In that alignment, people began to see how things in the universe are tied together. Veganism and spirituality share a deep connection, full of mindfulness, compassion, and interconnectedness. Let’s talk about the spiritual benefits of veganism and how it can change your life.
Compassion
Spirituality is often about awareness, about deepening your connection to yourself and the world around you. For many, adopting a vegan lifestyle becomes part of this journey. It can foster a sense of alignment, a feeling that your actions reflect your values, creating a stronger internal balance. To explore this idea further and learn more about spirituality, click here.
Most religious and philosophical traditions agree on one thing: it’s better not to cause suffering. Be kind, and try not to destroy things unnecessarily. And yet, so much destruction has been folded into the ordinary. It has become, in some ways, invisible. Choosing not to participate in that, at least, in the ways you can control, can have a quiet effect on you. Over time, you may notice how your choices impact not only your well-being but also the environment and the lives of others.
When you make conscious decisions about what you consume, you start to see food differently. Instead of just something to satisfy hunger, food becomes an act of mindfulness and intention. This approach to eating can extend beyond meals, influencing how you interact with people, how you react to situations, and how you move through the world with greater empathy.
Mindfulness

Some might not expect a vegan lifestyle to make them more mindful, but it can. It makes you look at things properly – labels on food, ingredient lists, and the origins of what you consume. Meat is easy – too easy – a thing without context. You might start noticing how much convenience can obscure reality.
Shopping takes longer at first, but over time, it becomes natural. Beyond food, other things become clearer too. Habits you developed without thinking. The way you reach for things reflexively, out of boredom or routine. The way your wardrobe is full of clothes that all look the same. You start noticing these things, as well as noticing yourself.
Energy
It’s not that you’ll suddenly have boundless energy, or that you’ll become one of those people who speak about their bodies like machines, finely tuned and optimized. But you might feel lighter.
You may have read, somewhere, about the idea that food carries energy. Eating plants means absorbing their vitality, their sunlit, living essence. You don’t have to believe that literally, but you can’t argue with how you feel. It’s different. It’s as though your body isn’t constantly fighting something.
Mind-Body Connection
You don’t need to be particularly spiritual to notice the changes. Eating in a way that aligns with your values, that makes your body feel good, has an effect. You start listening more and paying attention to what feels good and what doesn’t.

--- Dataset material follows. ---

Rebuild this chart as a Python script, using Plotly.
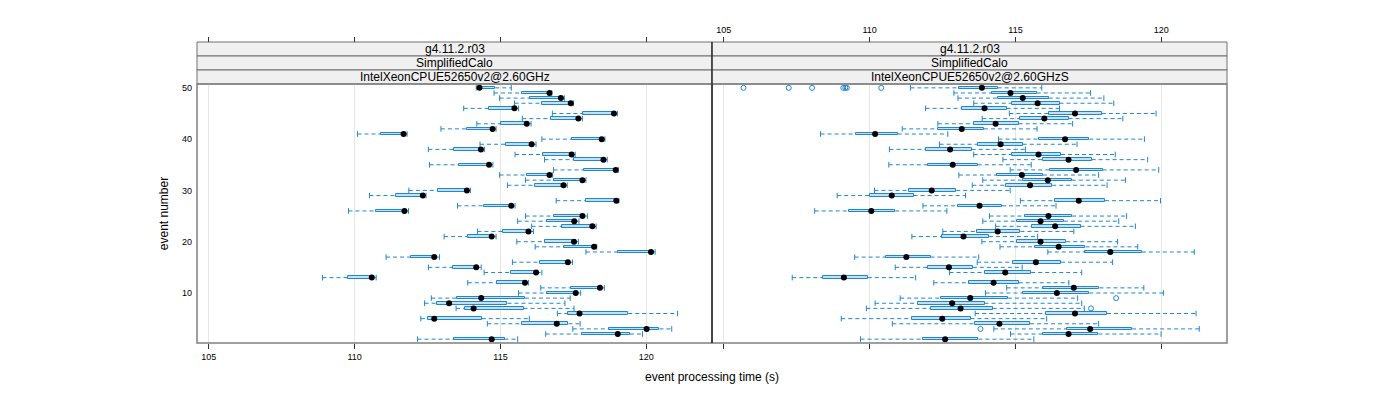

Your digestion, for one thing, stops feeling like an ongoing battle. Your body seems to trust you more, and you, in turn, trust it. Maybe you’ve assumed, without ever thinking about it, that discomfort is just part of being alive. It isn’t.
Gratitude

Those who never thought much about food beyond it being fuel will first notice a shift. Eating fresh, plant-based foods can foster a greater appreciation for nature and the effort behind every meal. You start noticing things – how a perfectly ripe avocado feels like a kind of magic, how a peach in the middle of summer tastes almost implausibly good. How the world produces things so quietly beautiful that it feels, sometimes, like a privilege just to eat them.
Gratitude takes on a new meaning. Not as an obligation, not as something you owe to a higher power or a moral code, but as something that simply occurs – like a natural consequence of paying attention.
Higher Consciousness
There’s a reason so many people are devoted to introspection: monks, yogis, and mystics, who avoid eating animals. Not because it’s required, but because it changes something. Clears something away.

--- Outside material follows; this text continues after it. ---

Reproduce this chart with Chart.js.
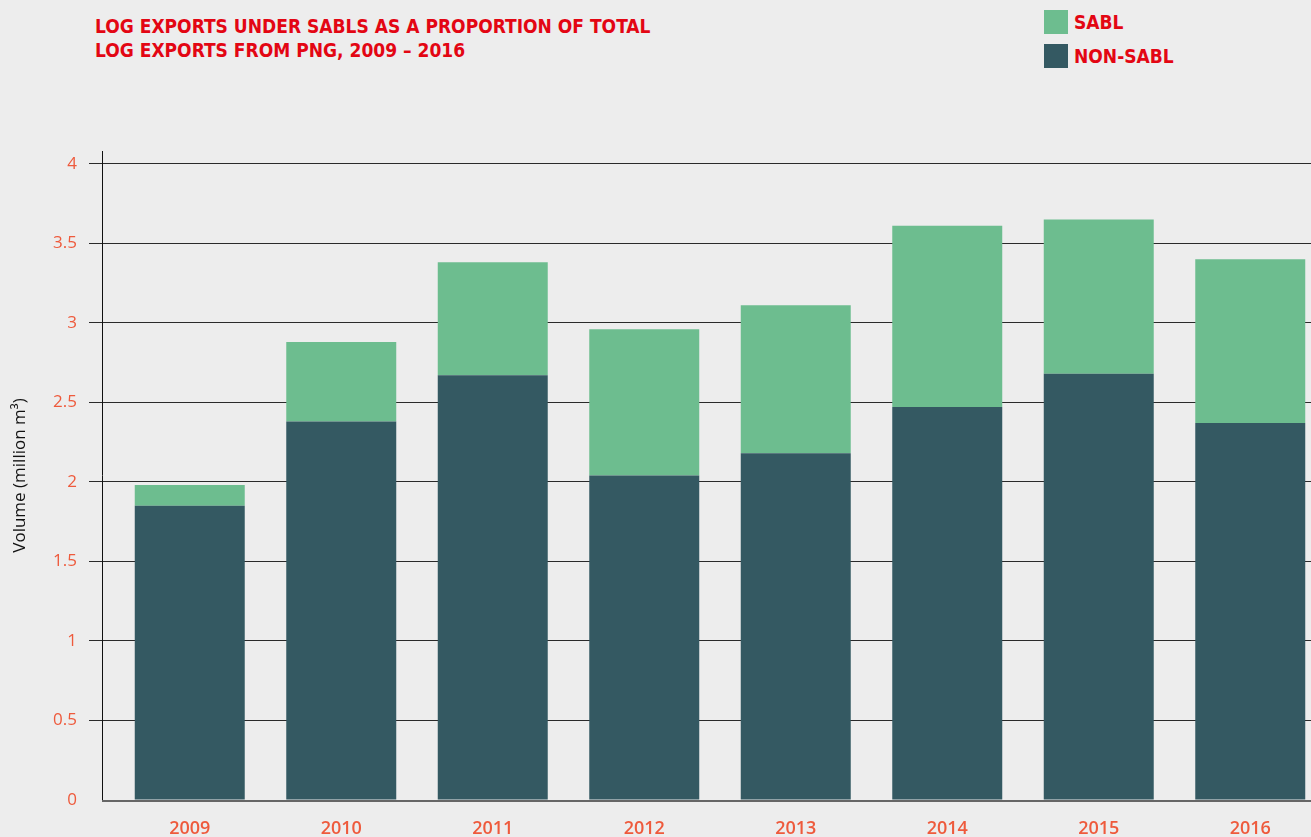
<!DOCTYPE html>
<html>
<head>
<meta charset="utf-8">
<script src="https://cdn.jsdelivr.net/npm/chart.js@4/dist/chart.umd.min.js"></script>
<style>
    html, body { margin: 0; padding: 0; background: #ededed; overflow: hidden; width: 1311px; height: 837px; }
    .title {
        position: absolute; left: 95px; top: 14px;
        font-family: "DejaVu Sans Condensed", "Roboto", sans-serif;
        font-weight: bold; font-size: 19px; line-height: 24px; color: #e30613;
    }
    .legend { position: absolute; left: 1044px; top: 10px; }
    .legend-row { display: flex; align-items: center; height: 24px; margin-bottom: 10px; }
    .legend-box { width: 24px; height: 24px; margin-right: 6px; }
    .legend-label {
        font-family: "DejaVu Sans Condensed", "Roboto", sans-serif;
        font-weight: bold; font-size: 19px; color: #e30613;
    }
    #wrap { position: absolute; left: 0; top: 0; width: 1330px; height: 837px; }
</style>
</head>
<body>
<div class="title">LOG EXPORTS UNDER SABLS AS A PROPORTION OF TOTAL<br>LOG EXPORTS FROM PNG, 2009 – 2016</div>
<div class="legend" id="legend"></div>
<div id="wrap"><canvas id="chart"></canvas></div>
<script>
// ─── Data ─────────────────────────────────────────────────────────────────────
const YEARS = ["2009", "2010", "2011", "2012", "2013", "2014", "2015", "2016"];
const NON_SABL = [1.85, 2.38, 2.67, 2.04, 2.18, 2.47, 2.68, 2.37];
const SABL = [0.13, 0.50, 0.71, 0.92, 0.93, 1.14, 0.97, 1.03];
const Y_TICKS = [0, 0.5, 1, 1.5, 2, 2.5, 3, 3.5, 4];

const COLOR_SABL = "#6dbd8f";
const COLOR_NON_SABL = "#345962";
const TICK_COLOR = "#ee5a3c";

// ─── Legend (HTML) ────────────────────────────────────────────────────────────
const legend = document.getElementById("legend");
[["SABL", COLOR_SABL], ["NON-SABL", COLOR_NON_SABL]].forEach(([label, color]) => {
    const row = document.createElement("div");
    row.className = "legend-row";
    const box = document.createElement("div");
    box.className = "legend-box";
    box.style.background = color;
    const txt = document.createElement("span");
    txt.className = "legend-label";
    txt.textContent = label;
    row.appendChild(box);
    row.appendChild(txt);
    legend.appendChild(row);
});

// y axis line sits a bit left of the first category, plus the grey base line
const axisLines = {
    id: "axisLines",
    afterDatasetsDraw(chart) {
        const { ctx, chartArea, scales } = chart;
        const x0 = chartArea.left - 12;
        const y0 = scales.y.getPixelForValue(0);
        ctx.save();
        ctx.strokeStyle = "#111";
        ctx.lineWidth = 1;
        ctx.beginPath();
        ctx.moveTo(x0 + 0.5, chartArea.top);
        ctx.lineTo(x0 + 0.5, y0);
        ctx.stroke();
        ctx.strokeStyle = "#666";
        ctx.lineWidth = 2;
        ctx.beginPath();
        ctx.moveTo(x0, y0 + 1);
        ctx.lineTo(chartArea.right, y0 + 1);
        ctx.stroke();
        ctx.restore();
    },
};

// ─── Chart ────────────────────────────────────────────────────────────────────
new Chart(document.getElementById("chart"), {
    type: "bar",
    data: {
        labels: YEARS,
        datasets: [
            { label: "NON-SABL", data: NON_SABL, backgroundColor: COLOR_NON_SABL, barPercentage: 0.726, categoryPercentage: 1 },
            { label: "SABL", data: SABL, backgroundColor: COLOR_SABL, barPercentage: 0.726, categoryPercentage: 1 },
        ],
    },
    options: {
        responsive: true,
        maintainAspectRatio: false,
        animation: false,
        layout: { padding: { top: 151, right: 4, left: 0, bottom: 0 } },
        plugins: { legend: { display: false }, tooltip: { enabled: false } },
        scales: {
            x: {
                stacked: true,
                grid: { display: false, drawTicks: false },
                border: { display: false },
                ticks: { color: TICK_COLOR, font: { family: "'Open Sans', sans-serif", size: 18, weight: "600" }, padding: 18 },
                afterFit: (s) => { s.height = 37; },
            },
            y: {
                stacked: true,
                min: 0,
                max: 4.08,
                afterBuildTicks: (s) => { s.ticks = Y_TICKS.map((v) => ({ value: v })); },
                grid: {
                    color: (ctx) => (ctx.tick && ctx.tick.value === 0 ? "rgba(0,0,0,0)" : "#2a2a2a"),
                    lineWidth: 1,
                    tickLength: 25,
                },
                border: { display: false },
                ticks: {
                    color: TICK_COLOR,
                    font: { family: "'Open Sans', sans-serif", size: 17, weight: "500" },
                    padding: 12,
                    callback: (v) => String(v),
                },
                title: {
                    display: true,
                    text: "Volume (million m³)",
                    color: "#111",
                    font: { family: "'Open Sans', sans-serif", size: 17 },
                    padding: { top: 10, bottom: 0 },
                },
                afterFit: (s) => { s.width = 114; },
            },
        },
    },
    plugins: [axisLines],
});
</script>
</body>
</html>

You shouldn’t expect enlightenment. Changing your diet won’t make you understand the meaning of life. But you might feel more in tune with things. Not just yourself, but everything – the world, the choices people make, the choices you make, as well as the way everything is connected, in ways you hadn’t fully considered before. Maybe this feeling doesn’t need a name.
Final Thoughts
You don’t have to be the kind of person who convinces others of things. You don’t need to debate or prove points. But you can try. You can make choices with intention, even small ones.
Veganism, in the end, isn’t about perfection. It’s not about being better than anyone else. It’s just about paying attention. About choosing, wherever possible, not to add to the total of suffering in the world. Moreover, it can provide additional spiritual benefits, enriching your life with joy and a sense of purpose.